Deliverable

🧭 How Might We Design Brief

Reflection Core Content Project Launch Community Partners Essential Question Submission Required Grading Required

Teams sort evidence from Phase 1 notes, site maps, measurement cards, and stakeholder comments from the parks planner, engineer, or architect into three columns: user needs, math constraints, and design opportunities. The teacher models how to turn evidence into a focused How Might We statement, then teams draft one statement plus 2-3 nonnegotiable criteria using scale, unit rate, or cost data. Each student records one individual claim about which user need matters most and supports it with a number from the project materials before the team finalizes its brief.

Plan day
Day 1
Duration
55 min
Grouping
Small Group
Steps
7 steps

Lesson plan

7 steps · 55 min
# What teachers do
1 Launch the design brief by posting the essential question, revisiting key evidence from the project launch, and naming the goal: create one team How Might We statement and 2-3 math-based criteria for a community space. Model how one piece of stakeholder feedback and one number from a site map can become a user need, a math constraint, or a design opportunity. (8 min)
2 Teams sort Phase 1 notes, site maps, measurement cards, photos, and stakeholder comments from the parks planner, engineer, or architect into three labeled columns: user needs, math constraints, and design opportunities.
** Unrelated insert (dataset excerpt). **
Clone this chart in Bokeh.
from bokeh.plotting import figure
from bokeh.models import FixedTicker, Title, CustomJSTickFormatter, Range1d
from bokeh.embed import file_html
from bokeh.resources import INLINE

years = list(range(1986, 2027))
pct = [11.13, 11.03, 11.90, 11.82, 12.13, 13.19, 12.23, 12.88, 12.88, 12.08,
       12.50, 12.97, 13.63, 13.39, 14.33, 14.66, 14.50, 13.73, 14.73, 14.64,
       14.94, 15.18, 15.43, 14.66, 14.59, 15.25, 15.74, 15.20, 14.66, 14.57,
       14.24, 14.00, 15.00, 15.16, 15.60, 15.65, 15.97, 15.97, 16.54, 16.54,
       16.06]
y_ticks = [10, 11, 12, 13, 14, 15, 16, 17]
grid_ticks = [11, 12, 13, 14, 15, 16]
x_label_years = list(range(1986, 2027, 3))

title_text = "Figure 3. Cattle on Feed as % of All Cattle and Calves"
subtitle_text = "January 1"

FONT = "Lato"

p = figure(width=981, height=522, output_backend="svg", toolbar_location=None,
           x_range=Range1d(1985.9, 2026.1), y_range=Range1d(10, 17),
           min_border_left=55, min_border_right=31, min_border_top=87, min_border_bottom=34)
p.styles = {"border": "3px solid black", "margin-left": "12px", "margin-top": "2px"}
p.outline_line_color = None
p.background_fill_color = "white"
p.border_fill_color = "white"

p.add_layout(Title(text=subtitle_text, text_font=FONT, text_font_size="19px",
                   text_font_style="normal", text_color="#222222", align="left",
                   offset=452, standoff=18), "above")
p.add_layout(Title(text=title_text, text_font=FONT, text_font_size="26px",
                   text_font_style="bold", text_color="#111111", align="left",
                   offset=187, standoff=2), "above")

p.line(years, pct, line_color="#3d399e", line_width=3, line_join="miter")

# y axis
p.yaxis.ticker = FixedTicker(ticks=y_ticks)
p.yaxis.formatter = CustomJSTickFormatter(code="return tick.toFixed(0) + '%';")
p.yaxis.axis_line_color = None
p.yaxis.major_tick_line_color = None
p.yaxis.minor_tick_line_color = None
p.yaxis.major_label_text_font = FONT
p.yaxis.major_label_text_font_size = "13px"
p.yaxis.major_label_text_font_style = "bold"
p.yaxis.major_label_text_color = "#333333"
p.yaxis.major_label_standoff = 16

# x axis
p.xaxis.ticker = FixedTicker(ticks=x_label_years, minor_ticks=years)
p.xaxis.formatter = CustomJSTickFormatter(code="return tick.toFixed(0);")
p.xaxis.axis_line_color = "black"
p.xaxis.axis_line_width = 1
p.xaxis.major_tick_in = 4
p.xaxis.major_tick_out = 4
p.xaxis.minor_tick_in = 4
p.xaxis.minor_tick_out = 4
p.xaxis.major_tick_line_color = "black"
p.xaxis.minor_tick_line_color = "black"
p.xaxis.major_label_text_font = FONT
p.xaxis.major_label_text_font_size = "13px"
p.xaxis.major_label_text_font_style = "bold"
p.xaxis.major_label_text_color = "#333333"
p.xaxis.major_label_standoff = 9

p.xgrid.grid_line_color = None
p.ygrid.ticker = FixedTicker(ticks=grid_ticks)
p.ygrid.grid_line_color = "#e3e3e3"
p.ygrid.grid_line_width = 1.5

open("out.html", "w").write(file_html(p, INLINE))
Ask teams to highlight any unit rates, ratios, percent data, scale information, or rational number calculations they notice and to discuss why each piece matters. (12 min)
3 Facilitate a quick math evidence check in which teams compute or verify at least two useful quantities from their materials, such as cost per unit, materials per square foot, distance per area, percent of space for different users, or scaled dimensions. Circulate to question teams about whether their numbers are accurate and connected to a real design decision. (10 min)
4 Model how to turn sorted evidence into a focused How Might We statement by showing a weak version and then revising it to include a specific user, purpose, and realistic space condition. Teams then draft 2 possible How Might We statements and choose 1 through shared discussion, making sure it fits the site dimensions and community needs. (10 min)
5 Teams write 2-3 nonnegotiable design criteria that must be met in later sketches, and each criterion must include math evidence such as a unit rate, proportional relationship, ratio, percent, cost limit, or measurement. Each student also writes an individual claim naming the most important user need and supports it with one number from the project materials. (8 min)
6 Run a mid-activity gallery walk where teams leave their draft brief visible and rotate to one other team. Students use sticky notes to give one suggestion specifically about unit rates, proportions, fairness of space allocation, or clarity of criteria, and one note naming an academic strength or collaboration move they noticed. (6 min)
7 Teams return to their own work, review feedback, and revise their How Might We statement or criteria before final drafting. Close with a brief before-and-after comparison conference at each table in which teams show one change they made after feedback, explain how the revision improved the community space, and complete an exit chart claim about how math improved their plan plus one goal for contributing more thoughtfully next time. (6 min)
Preparation (9 items)
  • Prepare a team evidence packet with site maps, measurement cards, photos, stakeholder comments from the parks planner, engineer, or architect, and any launch notes students will use to define the problem.
  • Create a three-column sorting mat or chart for each team labeled user needs, math constraints, and design opportunities.
  • Select or prepare numeric data that allows students to work with unit rates, ratios, percents, scale, cost information, and rational number calculations connected to the community space.
  • Prepare a teacher model showing how to move from evidence to a strong How Might We statement and 2-3 criteria grounded in math evidence.
  • Make a team design brief template with spaces for the final How Might We statement, nonnegotiable criteria, cited numbers, and team member names.
  • Prepare an individual claim slip for each student with sentence starters for naming the most important user need and citing one numerical piece of evidence.
  • Set up gallery walk materials including sticky notes, markers, and posted feedback prompts focused on unit rates, proportions, fairness, and collaboration.
  • Prepare an exit chart or class chart for final claims and goals about how math improved the plan and how students will contribute more thoughtfully next time.
  • Arrange teams and materials in advance so movement to the gallery walk is quick and the full activity fits within the 60-minute block.
Student-facing instructions
You will work with your team to turn project evidence into a clear design brief for a shared community space. Use your evidence packet, sorting mat, design brief template, sticky notes, and claim slip. First, sort your notes, maps, measurements, photos, and stakeholder comments into three groups: user needs, math constraints, and design opportunities. Then identify the numbers that matter most, including unit rates, ratios, percents, scale relationships, costs, distances, or other measurements. Your team will draft possible How Might We statements, choose the strongest one, and write 2-3 nonnegotiable criteria that include math evidence. You will also write your own individual claim about which user need matters most and support it with one number from the materials. During the gallery walk, you will give another team one sticky-note suggestion about their math reasoning or criteria and one note that names an academic strength or social skill. After feedback, your team will revise and finalize its brief. Your goal is to create a focused problem statement and clear criteria that can guide later sketches, models, and revisions.